With OPEC members generally in agreement to extend last year’s oil production cut deal beyond its March 2018 expiration date, the focus is now on OPEC’s non-OPEC partners—specifically Russia.
Last November, when the deal was first struck, Russia’s cooperation played a key role in obtaining the initial OPEC consensus that was needed to initiate the production cuts. In fact, the OPEC deal probably would not have materialized if Russia had not committed to cut 300,000 bpd. All told, non-OPEC producing countries contribute a total of 558,000 bpd in cuts, and without the non-OPEC participation it may have been impossible to convince some OPEC countries to participate.
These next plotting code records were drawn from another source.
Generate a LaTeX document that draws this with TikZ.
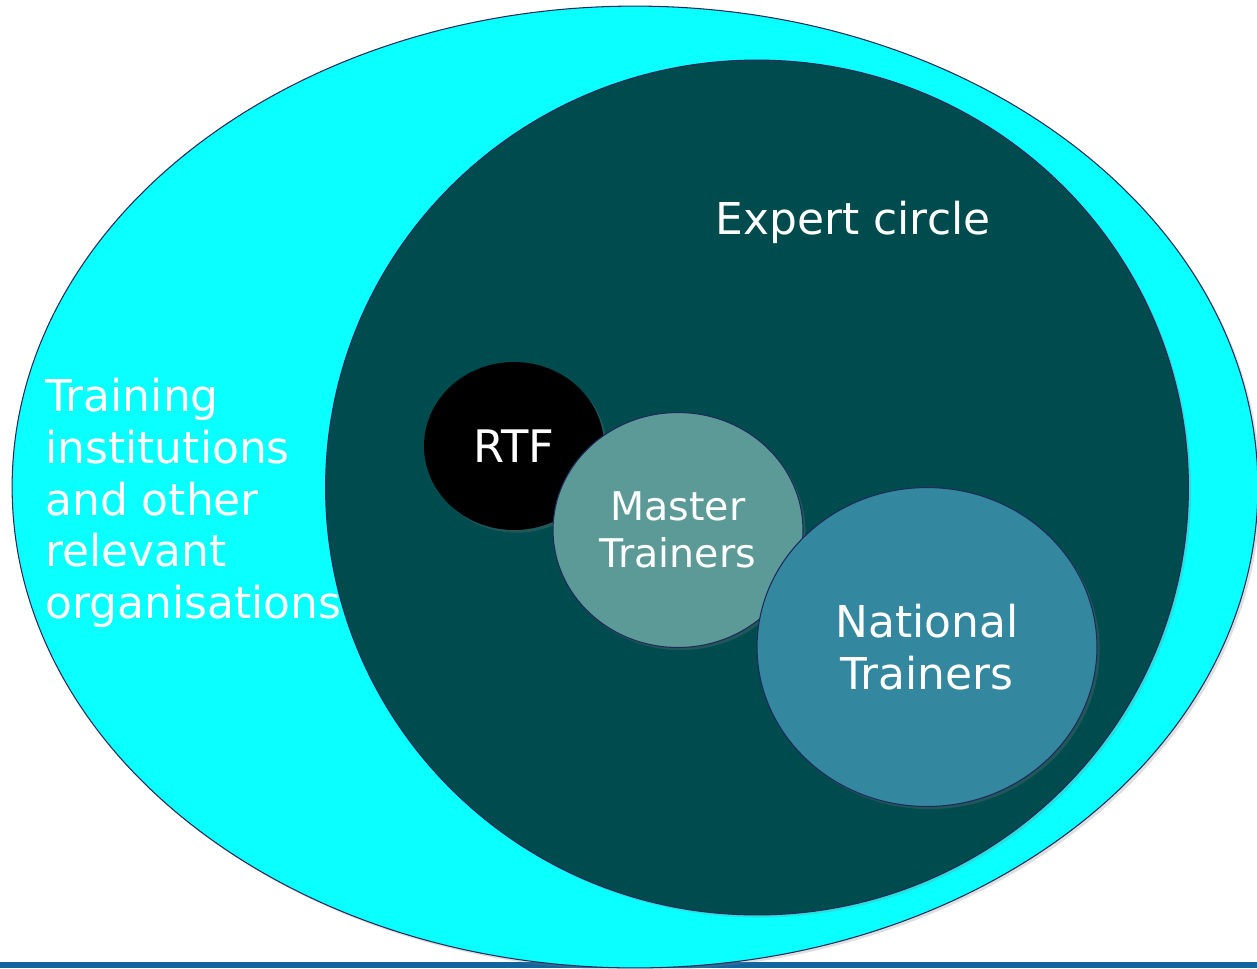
\documentclass[tikz,border=0pt]{standalone}
\usepackage{fontspec}
\setmainfont{DejaVu Sans}
\usetikzlibrary{shapes.geometric,shadows}
\definecolor{circle edge}{RGB}{31,42,90}
\definecolor{partner area}{RGB}{10,255,255}
\definecolor{expert area}{RGB}{0,75,78}
\definecolor{master area}{RGB}{92,154,152}
\definecolor{national area}{RGB}{51,135,159}
\definecolor{footer bar}{RGB}{19,101,160}
\tikzset{blob/.style={ellipse, draw=circle edge, line width=0.6pt, inner sep=0pt,
      text=white, align=center,
      drop shadow={opacity=0.25, shadow xshift=1.5pt, shadow yshift=-1.5pt}},
    label text/.style={text=white, inner sep=0pt, font=\fontsize{25}{29.5}\selectfont}}

\begin{document}
\begin{tikzpicture}[x=0.02cm, y=-0.02cm]
    \useasboundingbox (0,0) rectangle (1257,968);
    \fill[footer bar] (0,962) rectangle (1257,968);
    % nested circles
    \node[blob, fill=partner area, minimum width=24.92cm, minimum height=19.24cm]
      (partners) at (635,487) {};
    \node[blob, fill=expert area, minimum width=17.26cm, minimum height=17.1cm]
      (expert) at (757,487.5) {};
    \node[blob, fill=black, draw=none, minimum width=3.6cm, minimum height=3.36cm,
      font=\fontsize{25.5}{30}\selectfont] (rtf) at (514,446) {RTF};
    \node[blob, fill=master area, minimum width=5cm, minimum height=4.7cm,
      font=\fontsize{22.5}{26.7}\selectfont] (master) at (678,530) {Master\\Trainers};
    \node[blob, fill=national area, minimum width=6.8cm, minimum height=6.38cm,
      font=\fontsize{25}{30}\selectfont] (national) at (927,647) {National\\Trainers};
    % labels
    \node[label text, anchor=base] (expertlabel) at (853,234) {Expert circle};
    \node[label text, anchor=west, align=left] (partnerlabel) at (45,503)
      {Training\\institutions\\and other\\relevant\\organisations};
\end{tikzpicture}
\end{document}
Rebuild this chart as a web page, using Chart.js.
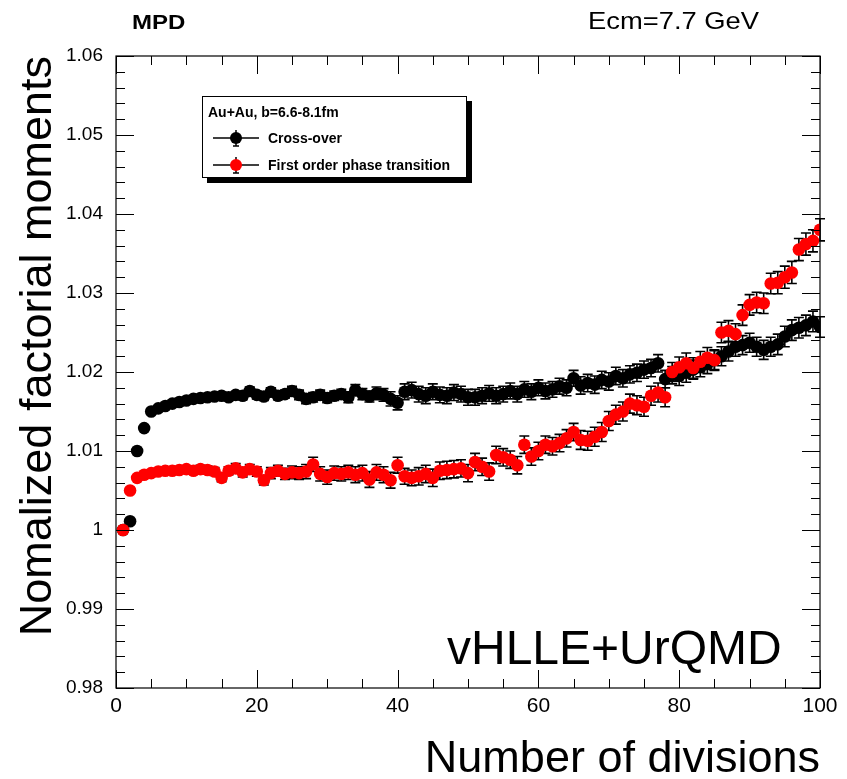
<!DOCTYPE html>
<html>
<head>
<meta charset="utf-8">
<script src="https://cdn.jsdelivr.net/npm/chart.js@4.4.1/dist/chart.umd.min.js"></script>
<style>
  body { margin: 0; background: #fff; }
  #wrap { position: relative; width: 847px; height: 779px; font-family: "Liberation Sans", Arial, sans-serif; }
  #wrap canvas { position: absolute; left: 0; top: 0; }
  .txt { position: absolute; white-space: nowrap; line-height: 1; color: #000; transform-origin: 0 0; }
  #legend { position: absolute; left: 202px; top: 96px; width: 263px; height: 80px; border: 1px solid #000; background: #fff; box-shadow: 5px 5px 0 #000; }
</style>
</head>
<body>
<div id="wrap">
  <canvas id="grafico" width="847" height="779"></canvas>
  <div class="txt" style="left:132px; top:12px; font-size:20px; font-weight:bold; transform:scaleX(1.2);">MPD</div>
  <div class="txt" style="left:588px; top:9px; font-size:24px; transform:scaleX(1.14);">Ecm=7.7 GeV</div>
  <div class="txt" style="left:447px; top:624px; font-size:48px;">vHLLE+UrQMD</div>
  <div id="legend">
    <div class="txt" style="left:5px; top:8px; font-size:14px; font-weight:bold;">Au+Au, b=6.6-8.1fm</div>
    <svg style="position:absolute; left:8px; top:30px;" width="50" height="22">
      <line x1="2" y1="11" x2="48" y2="11" stroke="#000" stroke-width="1.4"/>
      <line x1="25" y1="3" x2="25" y2="19" stroke="#000" stroke-width="1.5"/>
      <line x1="22" y1="19" x2="28" y2="19" stroke="#000" stroke-width="1.5"/>
      <circle cx="25" cy="11" r="6" fill="#000"/>
    </svg>
    <div class="txt" style="left:65px; top:34px; font-size:14px; font-weight:bold;">Cross-over</div>
    <svg style="position:absolute; left:8px; top:57px;" width="50" height="22">
      <line x1="2" y1="11" x2="48" y2="11" stroke="#000" stroke-width="1.4"/>
      <line x1="25" y1="3" x2="25" y2="19" stroke="#000" stroke-width="1.5"/>
      <line x1="22" y1="19" x2="28" y2="19" stroke="#000" stroke-width="1.5"/>
      <circle cx="25" cy="11" r="6" fill="#ff0000"/>
    </svg>
    <div class="txt" style="left:65px; top:61px; font-size:14px; font-weight:bold;">First order phase transition</div>
  </div>
</div>
<script>
const divisoes = [];
for (let i = 1; i <= 100; i++) divisoes.push(i);

const crossOver = [
  1.0000, 1.0011, 1.0100, 1.0129, 1.0150, 1.0154, 1.0157, 1.0160, 1.0162, 1.0164,
  1.0166, 1.0167, 1.0168, 1.0169, 1.0170, 1.0168, 1.0171, 1.0170, 1.0176, 1.0171,
  1.0169, 1.0175, 1.0170, 1.0172, 1.0176, 1.0171, 1.0166, 1.0168, 1.0171, 1.0167,
  1.0170, 1.0172, 1.0168, 1.0177, 1.0172, 1.0169, 1.0173, 1.0171, 1.0166, 1.0161,
  1.0175, 1.0177, 1.0172, 1.0170, 1.0175, 1.0171, 1.0170, 1.0174, 1.0172, 1.0168,
  1.0168, 1.0170, 1.0173, 1.0170, 1.0172, 1.0176, 1.0172, 1.0178, 1.0175, 1.0180,
  1.0176, 1.0178, 1.0182, 1.0180, 1.0192, 1.0183, 1.0186, 1.0184, 1.0190, 1.0188,
  1.0195, 1.0192, 1.0197, 1.0199, 1.0203, 1.0205, 1.0211, 1.0191, 1.0196, 1.0195,
  1.0199, 1.0203, 1.0206, 1.0210, 1.0215, 1.0220, 1.0226, 1.0232, 1.0234, 1.0237,
  1.0232, 1.0228, 1.0232, 1.0235, 1.0245, 1.0253, 1.0256, 1.0259, 1.0264, 1.0257
];
const crossOverErr = [
  0.0000, 0.0001, 0.0001, 0.0002, 0.0002, 0.0002, 0.0003, 0.0003, 0.0003, 0.0003,
  0.0003, 0.0004, 0.0004, 0.0004, 0.0004, 0.0004, 0.0004, 0.0005, 0.0005, 0.0005,
  0.0005, 0.0005, 0.0005, 0.0005, 0.0006, 0.0006, 0.0006, 0.0006, 0.0006, 0.0006,
  0.0006, 0.0006, 0.0007, 0.0007, 0.0007, 0.0007, 0.0008, 0.0008, 0.0009, 0.0009,
  0.0010, 0.0010, 0.0010, 0.0010, 0.0010, 0.0010, 0.0010, 0.0010, 0.0010, 0.0010,
  0.0010, 0.0010, 0.0010, 0.0010, 0.0010, 0.0010, 0.0010, 0.0010, 0.0010, 0.0010,
  0.0010, 0.0010, 0.0010, 0.0010, 0.0010, 0.0011, 0.0011, 0.0011, 0.0011, 0.0011,
  0.0011, 0.0011, 0.0011, 0.0011, 0.0011, 0.0011, 0.0011, 0.0011, 0.0011, 0.0012,
  0.0012, 0.0012, 0.0012, 0.0012, 0.0012, 0.0012, 0.0012, 0.0012, 0.0012, 0.0012,
  0.0012, 0.0012, 0.0012, 0.0013, 0.0013, 0.0013, 0.0013, 0.0013, 0.0013, 0.0013
];

const primeiraOrdem = [
  1.0000, 1.0050, 1.0066, 1.0070, 1.0072, 1.0074, 1.0075, 1.0075, 1.0076, 1.0077,
  1.0075, 1.0077, 1.0076, 1.0074, 1.0066, 1.0075, 1.0078, 1.0073, 1.0077, 1.0074,
  1.0063, 1.0072, 1.0075, 1.0071, 1.0073, 1.0072, 1.0074, 1.0083, 1.0071, 1.0067,
  1.0072, 1.0071, 1.0073, 1.0070, 1.0072, 1.0064, 1.0073, 1.0070, 1.0063, 1.0082,
  1.0068, 1.0066, 1.0068, 1.0071, 1.0066, 1.0075, 1.0076, 1.0077, 1.0078, 1.0072,
  1.0086, 1.0080, 1.0074, 1.0095, 1.0092, 1.0089, 1.0082, 1.0108, 1.0093, 1.0100,
  1.0108, 1.0106, 1.0110, 1.0116, 1.0124, 1.0114, 1.0113, 1.0118, 1.0124, 1.0138,
  1.0146, 1.0150, 1.0160, 1.0158, 1.0156, 1.0170, 1.0174, 1.0168, 1.0200, 1.0206,
  1.0211, 1.0205, 1.0213, 1.0218, 1.0215, 1.0250, 1.0252, 1.0248, 1.0272, 1.0285,
  1.0288, 1.0287, 1.0312, 1.0313, 1.0320, 1.0326, 1.0355, 1.0362, 1.0366, 1.0380
];
const primeiraOrdemErr = [
  0.0000, 0.0001, 0.0002, 0.0002, 0.0003, 0.0003, 0.0003, 0.0004, 0.0004, 0.0004,
  0.0004, 0.0005, 0.0005, 0.0005, 0.0005, 0.0005, 0.0006, 0.0006, 0.0006, 0.0006,
  0.0006, 0.0007, 0.0007, 0.0007, 0.0008, 0.0008, 0.0009, 0.0009, 0.0009, 0.0009,
  0.0009, 0.0009, 0.0009, 0.0010, 0.0010, 0.0010, 0.0010, 0.0010, 0.0010, 0.0010,
  0.0010, 0.0010, 0.0011, 0.0011, 0.0011, 0.0011, 0.0011, 0.0011, 0.0011, 0.0011,
  0.0011, 0.0011, 0.0011, 0.0011, 0.0011, 0.0011, 0.0011, 0.0011, 0.0011, 0.0011,
  0.0011, 0.0011, 0.0011, 0.0011, 0.0011, 0.0012, 0.0012, 0.0012, 0.0012, 0.0012,
  0.0012, 0.0012, 0.0012, 0.0012, 0.0012, 0.0012, 0.0012, 0.0012, 0.0012, 0.0013,
  0.0013, 0.0013, 0.0013, 0.0013, 0.0013, 0.0013, 0.0013, 0.0013, 0.0013, 0.0013,
  0.0013, 0.0013, 0.0013, 0.0014, 0.0014, 0.0014, 0.0014, 0.0014, 0.0014, 0.0014
];

const xTicks = [0, 20, 40, 60, 80, 100];
const xTickLabels = ["0", "20", "40", "60", "80", "100"];
const yTicks = [0.98, 0.99, 1.00, 1.01, 1.02, 1.03, 1.04, 1.05, 1.06];
const yTickLabels = ["0.98", "0.99", "1", "1.01", "1.02", "1.03", "1.04", "1.05", "1.06"];

const fonte = "'Liberation Sans', Arial, sans-serif";

// barras de erro (ROOT style, desenhadas antes dos marcadores)
const barrasErro = {
    id: "barrasErro",
    beforeDatasetsDraw(chart) {
        const ctx = chart.ctx;
        const y = chart.scales.y;
        ctx.save();
        ctx.strokeStyle = "#000";
        ctx.lineWidth = 1.6;
        chart.data.datasets.forEach((ds, di) => {
            const meta = chart.getDatasetMeta(di);
            meta.data.forEach((pt, i) => {
                const e = ds.erros[i];
                if (!e) return;
                const y0 = y.getPixelForValue(ds.data[i].y - e);
                const y1 = y.getPixelForValue(ds.data[i].y + e);
                ctx.beginPath();
                ctx.moveTo(pt.x, y0); ctx.lineTo(pt.x, y1);
                ctx.moveTo(pt.x - 5, y0); ctx.lineTo(pt.x + 5, y0);
                ctx.moveTo(pt.x - 5, y1); ctx.lineTo(pt.x + 5, y1);
                ctx.stroke();
            });
        });
        ctx.restore();
    }
};

// moldura e ticks para dentro, nos quatro lados
const moldura = {
    id: "moldura",
    afterDraw(chart) {
        const ctx = chart.ctx;
        const a = chart.chartArea;
        const xs = chart.scales.x, ys = chart.scales.y;
        ctx.save();
        ctx.strokeStyle = "#000";
        ctx.lineWidth = 1.2;
        ctx.strokeRect(a.left, a.top, a.right - a.left, a.bottom - a.top);
        ctx.lineWidth = 1;
        ctx.beginPath();
        for (let v = 0; v <= 100; v += 5) {
            const px = Math.round(xs.getPixelForValue(v)) + 0.5;
            const len = v % 20 === 0 ? 18 : 9;
            ctx.moveTo(px, a.bottom); ctx.lineTo(px, a.bottom - len);
            ctx.moveTo(px, a.top); ctx.lineTo(px, a.top + len);
        }
        for (let k = 0; k <= 40; k++) {
            const v = 0.98 + k * 0.002;
            const py = Math.round(ys.getPixelForValue(v)) + 0.5;
            const len = k % 5 === 0 ? 18 : 9;
            ctx.moveTo(a.left, py); ctx.lineTo(a.left + len, py);
            ctx.moveTo(a.right, py); ctx.lineTo(a.right - len, py);
        }
        ctx.stroke();
        ctx.restore();
    }
};

new Chart(document.getElementById("grafico"), {
    type: "scatter",
    data: {
        datasets: [
            {
                label: "First order phase transition",
                data: divisoes.map((d, i) => ({ x: d, y: primeiraOrdem[i] })),
                erros: primeiraOrdemErr,
                backgroundColor: "#ff0000",
                borderWidth: 0,
                pointRadius: 6.3
            },
            {
                label: "Cross-over",
                data: divisoes.map((d, i) => ({ x: d, y: crossOver[i] })),
                erros: crossOverErr,
                backgroundColor: "#000000",
                borderWidth: 0,
                pointRadius: 6.3
            }
        ]
    },
    options: {
        responsive: false,
        animation: false,
        layout: { padding: { top: 56, right: 27, left: 0, bottom: 0 } },
        plugins: { legend: { display: false }, tooltip: { enabled: false } },
        scales: {
            x: {
                type: "linear",
                min: 0,
                max: 100,
                afterBuildTicks: s => { s.ticks = xTicks.map(v => ({ value: v })); },
                afterFit: s => { s.height = 91; },
                grid: { display: false, drawTicks: false },
                border: { display: false },
                ticks: {
                    autoSkip: false,
                    maxRotation: 0,
                    padding: 6,
                    color: "#000",
                    font: { family: fonte, size: 21 },
                    callback: (v, i) => xTickLabels[i]
                },
                title: {
                    display: true,
                    text: "Number of divisions",
                    align: "end",
                    color: "#000",
                    font: { family: fonte, size: 45, lineHeight: 1 },
                    padding: { top: 0, bottom: -3 }
                }
            },
            y: {
                min: 0.98,
                max: 1.06,
                afterBuildTicks: s => { s.ticks = yTicks.map(v => ({ value: v })); },
                afterFit: s => { s.width = 116; },
                grid: { display: false, drawTicks: false },
                border: { display: false },
                ticks: {
                    padding: 13,
                    color: "#000",
                    font: { family: fonte, size: 19 },
                    callback: (v, i) => yTickLabels[i]
                },
                title: {
                    display: true,
                    text: "Nomalized factorial moments",
                    align: "end",
                    color: "#000",
                    font: { family: fonte, size: 45, lineHeight: 1 },
                    padding: { top: 16, bottom: 0 }
                }
            }
        }
    },
    plugins: [barrasErro, moldura]
});
</script>
</body>
</html>
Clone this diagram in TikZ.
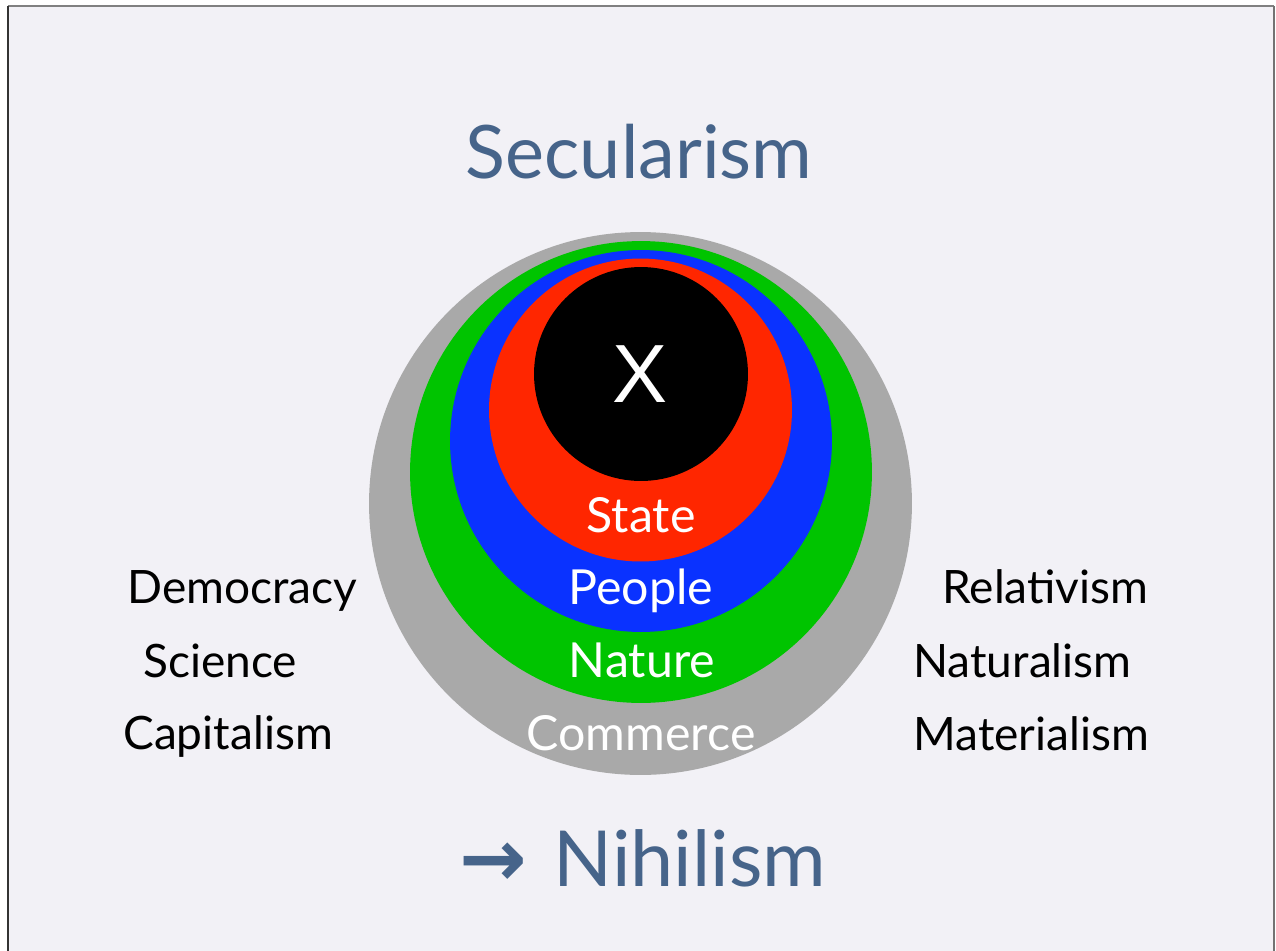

This past October, Russian President Vladimir Putin told reporters he supported extending the cuts through the end of 2018. However, Russian oil production is not exactly centrally controlled and cuts require the nominal consent of Russian oil companies. Russian oil minister Alexander Novak equivocated on plans to continue the cuts, and told reporters in late October that Russia planned to increase oil production if the deal was not extended. He has since cited the need to meet with the heads of major Russian oil companies, primarily Rosneft (OTC:OJSCY), Lukoil (OTC:LUKFY) and Gazprom Neft (OTC:GZPFY), before determining whether Russia will support extending the cuts.
Novak met with these companies on 14 and 21 November, with no confirmed outcome. Two days after the first meeting, the head of Gazprom Neft announced that the company plans to increase production in 2018 even if Russia and OPEC agree to extend the cuts. It is unclear if this is just a statement by Gazprom to express its desire for no cuts or if it is an actual threat to oppose a possible government decision. In any case, the Russian government has apparently not made a decision yet and has said it would wait until Thursday’s OPEC meeting to decide about whether to support an extension of the cuts for another year.
Despite the lack of clarity from Russia, OPEC seems to expect the key participants to support extending the cuts. At issue, then, is the duration of an extension, which could be cut from the expected 9 months to 6 or even just 3 months. If anything less than a 9 month extension is announced in Vienna, oil prices are likely to fall following the meeting. The participating countries will also have this in mind, though they have shown of late that they are not driven to act solely by immediate price swings.
Even if Saudi Arabia’s Khalid al Falih is able to persuade Russia’s Alexander Novak to agree to the longer extension of the cuts, traders may have little faith that the Russian oil companies will comply. It is unclear still what narrative will appear on trading floors after Thursday’s OPEC meeting.